Oh, and watch for the llama chart; should be coming soon.
 
10 days is pretty early to start calling your beer names isn't it? Wait another week, drop a bottle in the fridge for 2 days and try again. In the mean time, brew another batch so you can start having a pipeline.
 
I usually don't even try mine until its been conditioning for at least two weeks (and longer depending on style.) Tom Petty had it right - the waiting is the hardest part! What type of beer is it?
 
I have a 6.5 truebrew bottling bucket , a hose , a bottle wandamajigg , and capper ... My previous 2 batches carbed up quick , but when we racked from the carboy back into the bucket we put the priming sugar in after racking , instead of having in the bucket and racking on top of it
 
It's a BrewersBest imperial pale ale , I think we added a few extra ounces of citra to it during the boil and half ounce or so in the secondary
 
That was the first batch I made and it did take a while to carbonate. I bottled on 1/16 and did my first taste on 2/2 and it was very lightly carbonated. By 2/5 it was fully carbonated (thank God I put this in my beer journal or I never would remember the timeframes!)
 
... when we racked from the carboy back into the bucket we put the priming sugar in after racking , instead of having in the bucket and racking on top of it

So most likely its an uneven distribution of sugar for carbing. So the solution i would think would be to.... wait.... refrigerate one or two for a couple of days... try it.... wait... refrigerate one or two for a couple of days... try it... repeat until your out of beer.... brew new batch. :mug:
 
99.999% of the time the brewer doesn't have a carbonation problem on here, they have a PATIENCE one. Just like you

Your beer's only been in the bottle for 10 days, that's too soon for a normal gravity beer, you're is higher isn't it?

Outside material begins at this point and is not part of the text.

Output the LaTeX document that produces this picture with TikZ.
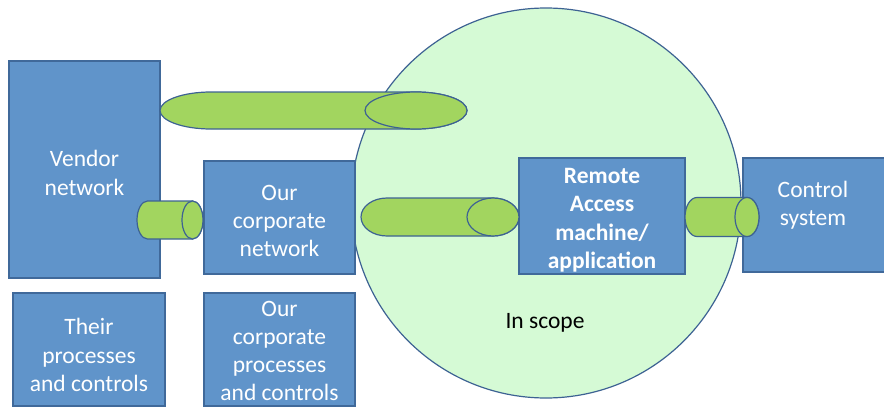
\documentclass[tikz,border=0pt]{standalone}
\usepackage{fontspec}
\setmainfont{Carlito}

\definecolor{boxblue}{HTML}{6094CA}
\definecolor{boxedge}{HTML}{40699A}
\definecolor{pipegreen}{HTML}{A2D55F}
\definecolor{pipeedge}{HTML}{3D6293}
\definecolor{scopegreen}{HTML}{D5FAD5}

% #1 left end, #2 right end, #3 centre y, #4 half height, #5 radius of the ends
\newcommand{\pipeshape}[5]{%
   \draw[pipe] ({#2-#5},{#3-#4}) -- ({#1+#5},{#3-#4})
      arc[start angle=270,end angle=90,x radius=#5,y radius=#4] -- ({#2-#5},{#3+#4})
      arc[start angle=90,end angle=-90,x radius=#5,y radius=#4] -- cycle;
   \draw[pipe] ({#2-#5},#3) ellipse[x radius=#5,y radius=#4];}

\begin{document}
\begin{tikzpicture}[x=1pt,y=-1pt,
        box/.style={draw=boxedge,fill=boxblue,line width=1.2pt,rectangle,inner sep=0pt,outer sep=0pt},
        boxtext/.style={text=white,align=center,inner sep=0pt,font=\fontsize{23.5}{28.3}\selectfont},
        pipe/.style={draw=pipeedge,fill=pipegreen,line width=1.2pt}]
   \useasboundingbox (0,0) rectangle (884,407);
   % scope circle
   \node (scope) [circle,draw=pipeedge,fill=scopegreen,line width=1.2pt,minimum size=390pt,inner sep=0pt] at (546,203) {};
   \node (inscope) [font=\fontsize{23.5}{28}\selectfont] at (545,323) {In scope};
   % boxes
   \node (vendor) [box,minimum width=151pt,minimum height=217pt] at (84.5,169.5) {};
   \node (corp) [box,minimum width=151pt,minimum height=113pt] at (279.5,217.5) {};
   \node (their) [box,minimum width=152pt,minimum height=113pt] at (89,349.5) {};
   \node (corpproc) [box,minimum width=151pt,minimum height=113pt] at (279.5,349.5) {};
   \node (remote) [box,minimum width=166pt,minimum height=116pt] at (602,216) {};
   \node (ctrl) [box,minimum width=145pt,minimum height=114pt] at (815.5,215) {};
   \node (vendortxt) [boxtext] at (84.5,173) {Vendor\\network};
   \node (corptxt) [boxtext] at (279.5,221) {Our\\corporate\\network};
   \node (theirtxt) [boxtext] at (89,355) {Their\\processes\\and controls};
   \node (corpproctxt) [boxtext] at (279.5,351) {Our\\corporate\\processes\\and controls};
   \node (remotetxt) [boxtext,font=\bfseries\fontsize{23.5}{28.5}\selectfont] at (602,220) {Remote\\Access\\machine/\\application};
   \node (ctrltxt) [boxtext] at (813,205) {Control\\system};
   % connections
   \pipeshape{160}{467}{110.5}{18.5}{51}
   \pipeshape{137}{203}{220}{19}{10.5}
   \pipeshape{361}{519}{217}{19}{26}
   \pipeshape{685}{759}{217}{19.5}{12}
\end{tikzpicture}
\end{document}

The 3 weeks at 70 degrees, that we recommend is the minimum time it takes for average gravity beers to carbonate and condition. Higher grav beers take longer.

Stouts and porters have taken me between 6 and 8 weeks to carb up..I have a 1.090 Belgian strong that took three months to carb up.

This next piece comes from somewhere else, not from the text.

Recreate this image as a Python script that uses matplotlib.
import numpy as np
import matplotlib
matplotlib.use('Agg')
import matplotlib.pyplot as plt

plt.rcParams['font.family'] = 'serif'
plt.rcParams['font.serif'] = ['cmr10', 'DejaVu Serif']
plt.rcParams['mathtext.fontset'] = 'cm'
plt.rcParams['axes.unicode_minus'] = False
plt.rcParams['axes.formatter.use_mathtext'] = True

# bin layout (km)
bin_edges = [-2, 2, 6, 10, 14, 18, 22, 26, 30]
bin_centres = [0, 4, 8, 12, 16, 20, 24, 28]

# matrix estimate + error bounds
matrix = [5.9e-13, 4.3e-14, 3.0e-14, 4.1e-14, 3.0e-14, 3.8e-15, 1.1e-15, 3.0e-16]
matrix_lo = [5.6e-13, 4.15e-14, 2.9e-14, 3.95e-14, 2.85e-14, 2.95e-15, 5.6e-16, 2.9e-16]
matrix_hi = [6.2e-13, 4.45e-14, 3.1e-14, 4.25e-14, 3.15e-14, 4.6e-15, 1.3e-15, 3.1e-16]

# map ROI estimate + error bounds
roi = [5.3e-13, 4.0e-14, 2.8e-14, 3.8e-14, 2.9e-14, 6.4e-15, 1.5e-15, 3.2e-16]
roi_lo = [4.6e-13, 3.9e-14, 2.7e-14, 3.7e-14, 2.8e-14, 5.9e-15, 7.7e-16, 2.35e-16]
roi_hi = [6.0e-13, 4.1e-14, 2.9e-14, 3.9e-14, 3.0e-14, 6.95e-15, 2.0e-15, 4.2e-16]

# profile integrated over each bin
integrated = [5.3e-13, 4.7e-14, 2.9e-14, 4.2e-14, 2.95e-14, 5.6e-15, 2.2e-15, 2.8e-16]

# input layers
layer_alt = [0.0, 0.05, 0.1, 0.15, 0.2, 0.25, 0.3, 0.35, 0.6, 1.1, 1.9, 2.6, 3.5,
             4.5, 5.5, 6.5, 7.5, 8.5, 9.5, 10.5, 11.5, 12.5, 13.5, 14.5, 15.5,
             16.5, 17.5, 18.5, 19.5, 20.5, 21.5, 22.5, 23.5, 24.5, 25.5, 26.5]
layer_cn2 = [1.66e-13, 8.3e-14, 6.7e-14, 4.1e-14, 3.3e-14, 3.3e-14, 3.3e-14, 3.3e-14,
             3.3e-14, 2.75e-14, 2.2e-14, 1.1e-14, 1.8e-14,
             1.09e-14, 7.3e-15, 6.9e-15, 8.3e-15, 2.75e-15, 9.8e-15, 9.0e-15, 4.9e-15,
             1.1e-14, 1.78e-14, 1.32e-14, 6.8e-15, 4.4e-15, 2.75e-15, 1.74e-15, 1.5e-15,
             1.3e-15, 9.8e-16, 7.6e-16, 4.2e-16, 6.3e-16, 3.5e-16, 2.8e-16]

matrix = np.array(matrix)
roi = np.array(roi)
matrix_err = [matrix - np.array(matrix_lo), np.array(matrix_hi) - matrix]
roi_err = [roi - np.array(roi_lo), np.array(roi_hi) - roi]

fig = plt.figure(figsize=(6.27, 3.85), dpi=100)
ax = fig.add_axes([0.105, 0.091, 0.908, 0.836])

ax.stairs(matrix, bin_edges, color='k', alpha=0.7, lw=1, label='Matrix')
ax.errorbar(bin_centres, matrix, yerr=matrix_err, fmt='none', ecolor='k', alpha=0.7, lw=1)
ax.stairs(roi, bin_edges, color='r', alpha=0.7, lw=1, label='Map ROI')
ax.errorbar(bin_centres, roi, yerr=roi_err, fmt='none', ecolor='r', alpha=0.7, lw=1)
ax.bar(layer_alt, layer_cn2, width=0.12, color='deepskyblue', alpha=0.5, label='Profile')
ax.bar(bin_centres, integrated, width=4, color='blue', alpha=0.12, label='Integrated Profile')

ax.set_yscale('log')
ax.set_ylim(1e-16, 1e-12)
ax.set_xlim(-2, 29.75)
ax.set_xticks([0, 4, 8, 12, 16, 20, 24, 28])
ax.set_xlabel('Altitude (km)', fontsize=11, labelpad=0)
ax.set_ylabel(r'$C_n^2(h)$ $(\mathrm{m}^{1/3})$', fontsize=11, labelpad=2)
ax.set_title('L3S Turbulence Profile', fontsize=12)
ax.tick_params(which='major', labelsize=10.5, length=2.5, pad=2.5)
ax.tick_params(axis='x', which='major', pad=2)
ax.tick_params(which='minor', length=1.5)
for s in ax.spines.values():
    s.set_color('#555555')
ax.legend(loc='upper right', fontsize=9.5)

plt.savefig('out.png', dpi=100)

Temp and gravity are the two factors that contribute to the time it takes to carb beer. But if a beer's not ready yet, or seems low carbed, and you added the right amount of sugar to it, then it's not stalled, it's just not time yet.

Everything you need to know about carbing and conditioning, can be found here Of Patience and Bottle Conditioning. With emphasis on the word, "patience." ;)

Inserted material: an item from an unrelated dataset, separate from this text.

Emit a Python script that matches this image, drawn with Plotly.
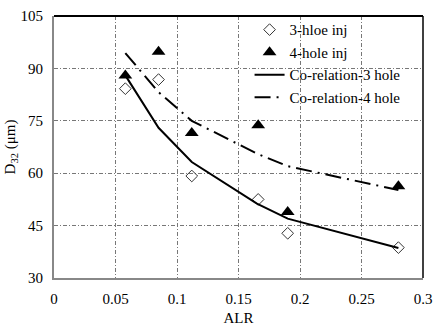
import plotly.graph_objects as go

# Data
alr_pts = [0.058, 0.085, 0.112, 0.166, 0.190, 0.280]
d32_3hole = [84.2, 86.8, 59.2, 52.5, 42.8, 38.7]
d32_4hole = [88.0, 94.8, 71.5, 73.7, 48.9, 56.3]
alr_fit = [0.058, 0.085, 0.112, 0.165, 0.190, 0.280]
fit_3hole = [88.0, 73.0, 63.2, 51.3, 47.0, 38.6]
fit_4hole = [94.4, 83.2, 75.0, 65.6, 62.0, 55.2]

x_ticks = [0, 0.05, 0.1, 0.15, 0.2, 0.25, 0.3]
x_labels = ["0", "0.05", "0.1", "0.15", "0.2", "0.25", "0.3"]
y_ticks = [30, 45, 60, 75, 90, 105]

FONT = "Liberation Serif"
tf = dict(family=FONT, size=15, color="black")

fig = go.Figure()
fig.add_trace(go.Scatter(
    x=alr_pts, y=d32_3hole, mode="markers", name="3-hloe inj",
    marker=dict(symbol="diamond-open", size=9, color="#333", line=dict(width=1, color="#333"))))
fig.add_trace(go.Scatter(
    x=alr_pts, y=d32_4hole, mode="markers", name="4-hole inj",
    marker=dict(symbol="triangle-up", size=12, color="black")))
fig.add_trace(go.Scatter(
    x=alr_fit, y=fit_3hole, mode="lines", name="Co-relation-3 hole",
    line=dict(color="black", width=2)))
fig.add_trace(go.Scatter(
    x=alr_fit, y=fit_4hole, mode="lines", name="Co-relation-4 hole",
    line=dict(color="black", width=2, dash="16px,6px,2px,6px")))

grid = dict(showgrid=True, gridcolor="#777", gridwidth=1, griddash="4px,2px,1px,2px")

fig.update_layout(
    width=439, height=331,
    margin=dict(l=54, r=16, t=16, b=53),
    paper_bgcolor="white", plot_bgcolor="white",
    font=tf,
    showlegend=True,
    legend=dict(x=0.53, y=1.01, xanchor="left", yanchor="top",
                bgcolor="rgba(0,0,0,0)", font=tf,
                itemwidth=30, tracegroupgap=0),
    xaxis=dict(range=[0, 0.3], tickvals=x_ticks, ticktext=x_labels, tickfont=tf,
               showline=True, linecolor="#888", linewidth=2, ticks="",
               ticklabelstandoff=6, automargin=False,
               zeroline=False, title=dict(text="ALR", standoff=6, font=tf), **grid),
    yaxis=dict(range=[30, 105], tickvals=y_ticks, tickfont=tf,
               showline=True, linecolor="#888", linewidth=2, ticks="",
               ticklabelstandoff=6, automargin=False,
               zeroline=False, title=dict(text="D<sub>32</sub> (μm)", standoff=1, font=tf), **grid),
    shapes=[
        dict(type="line", xref="paper", yref="paper", x0=0, x1=1, y0=1, y1=1,
             line=dict(color="black", width=2)),
        dict(type="line", xref="paper", yref="paper", x0=1, x1=1, y0=0, y1=1,
             line=dict(color="black", width=1.5)),
    ],
)
fig.write_html("out.html")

Lazy Llama came up with a handy dandy chart to determine how long something takes in brewing, whether it's fermentation, carbonation, bottle conditioning....

chart.jpg


If a beer isn't carbed by "x number of weeks" you just have to give them more time. If you added your sugar, then the beer will carb up eventually, it's really a foolroof process. All beers will carb up eventually. A lot of new brewers think they have to "troubleshoot" a bottling issue, when there really is none, the beer knows how to carb itself. In fact if you run beersmiths carbing calculator, some lower grav beers don't even require additional sugar to reach their minimum level of carbonation. Just time.
 
I'm trying another 1 now , and this 1 already looks like it has something going on in it , def not saturated with co2 but if I swirl the glass a decent sticky head develops

image-2459659810.jpg


image-1747189882.jpg
 
Interesting diagram Revvy. Can you please cite your sources and their calculations for how they got the results positioned on that scale?

What kind of units are we talking about? Weeks, fortnights, milliseconds?
:D:drunk:
 
Thanks alot for all the reply y'all , I was thinking we might be tryin to early but they have been hovering between 62 and 65 f in our ferm fridge .. And the beer was in the primary and secondary hovering around 80 before we got the fridge , I was thinkin that the yeast might have died before we bottled
 
Thanks alot for all the reply y'all , I was thinking we might be tryin to early but they have been hovering between 62 and 65 f in our ferm fridge .. And the beer was in the primary and secondary hovering around 80 before we got the fridge , I was thinkin that the yeast might have died before we bottled

If you're storing your beer below 70 they will take longer to carb..

It takes a LOT to kill your yeasts, temps over iirc 150 degrees, and at the bottom end freezing your yeast.